- Born: 1907 Brighton, England
- Died: 1991 Chicago, Illinois, USA
- Education: School of the Art Institute of Chicago
- Spouse: Herbert Renison
- Awards: Women's Caucus for Art Lifetime Achievement Award

= Paula Gerard =

Art educator and visual artist

Paula Gerard (1907–1991) was an American art educator, administrator, and visual artist, whose primary work was in drawing, painting, and graphic arts.

Gerard's artwork is included in the collections of major museums, including the Smithsonian Museum of American Art; and the Museum of the Art Institute of Chicago. Other exhibitions include the Chicago Society of Artists, National Academy of Design NYC, San Francisco Art Association, among others. Gerard taught fine art at the Layton School of Art in Milwaukee, Wisconsin from 1945 to 1962. Upon leaving that position, she taught at the School of the Art Institute of Chicago. Upon her retirement from teaching in 1975, she was named an emeritus professor.

==Early life==
Gerard was born in Brighton, England, and was raised in Florence, Italy. She studied art in Italy, Paris and Brussels.
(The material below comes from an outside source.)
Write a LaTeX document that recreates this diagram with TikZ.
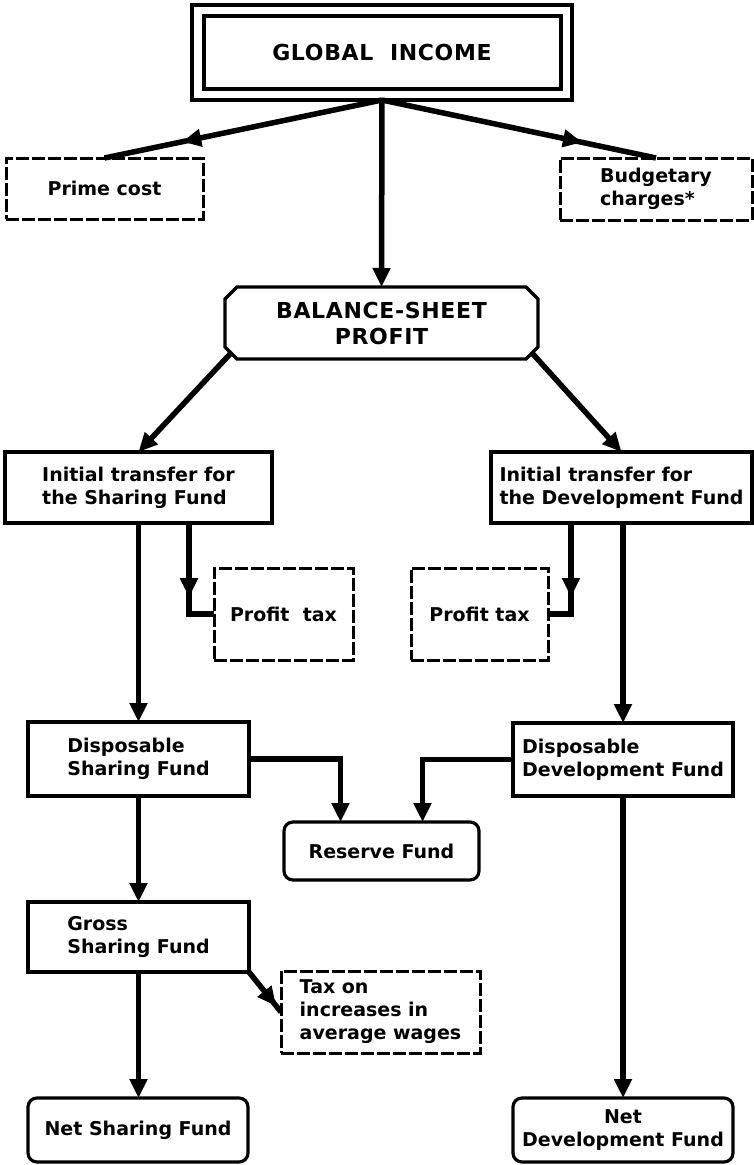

She continued her studies at the Art Institute of Chicago after moving to the United States with her mother, Helen Gerard, who was a writer for art journals, including International Studio and American Magazine of Art.

==Collections and exhibitions==
Gerard's work is included in major collections: Smithsonian Museum of American Art; Art Institute of Chicago; Library of Congress, Washington DC; Smart Art Gallery, University of Chicago; Ringling Museum, Sarasota, Florida, among others. She had solo exhibitions at the Montgomery Museum of Fine Arts; Mitchell Museum of the American Indian; Mt. Vernon Illinois among other institutions, and two solo exhibitions at the Art Institute of Chicago, in 1947 and 1961.

==Awards and honors==
In 1992 Gerard was honored with the Women's Caucus for Art Lifetime Achievement Award.